I am trying to create a parametric 'petal' surface with a vertical cross section defined by an arbitary bezier curve, and bounded by the area enclosed by a polar curve in the x-y plane.
I can achieve this by defining a cross section implicity in terms of $r$. For instance, if I want a cross section $r^2$ and a polar curve $sin^2 2\theta$, I can define the following:
$r = {t\sin^2 2\theta}$
$x = {t\sin^2 2\theta \cos\theta}$
$y = {t\sin^2 2\theta \sin\theta}$
$z = {r^2}=({t\sin^2 2\theta})^2$
Where $r = \sqrt{x^2+y^2}$
Visualisation here : Each 'petal' is lifted along the curve $z = {r^2}$.

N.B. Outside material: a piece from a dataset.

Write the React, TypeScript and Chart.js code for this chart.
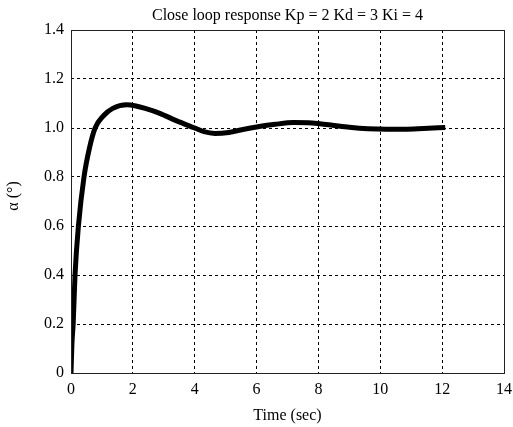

Suppose I would like to do the same using a 2-D bezier curve ${B(t)}$ as the cross section; I know how to create a surface 'sweeping' a full revolution i.e:
$x=B_r(t)\cos\theta$
$y=B_r(t)\sin\theta$
$z=B_z(t)$
Where $r = \sqrt{x^2+y^2}$
However, I am not sure how to make it bounded by a polar curve such as $r = {\sin^2 2\theta}$.
Thanks!
If you want your petal to be "lifted" on the sphere with center $(0,0,R)$ and radius $R$, therefore with equation
$$\underbrace{x^2+y^2}_{r^2=\sin^2(2 \theta)}+(z-R)^2=R^2,\tag{1}$$
it suffice to extract $z$ from (1) under the form:
$$(z-R)^2=R^2-\sin^2(2 \theta) \ \implies \ z=R\color{red}{-}\sqrt{R^2-\sin^2(2 \theta)} \tag{2}$$
(please note that we have taken the $\color{red}{minus}$ sign in order to have the initial point at the origin (0,0,0))
(with the meaning that any point (x,y,0) defined by polar equation $r=\sin(2 \theta)$ on (x,y) horizontal plane, is "lifted at height given by (2).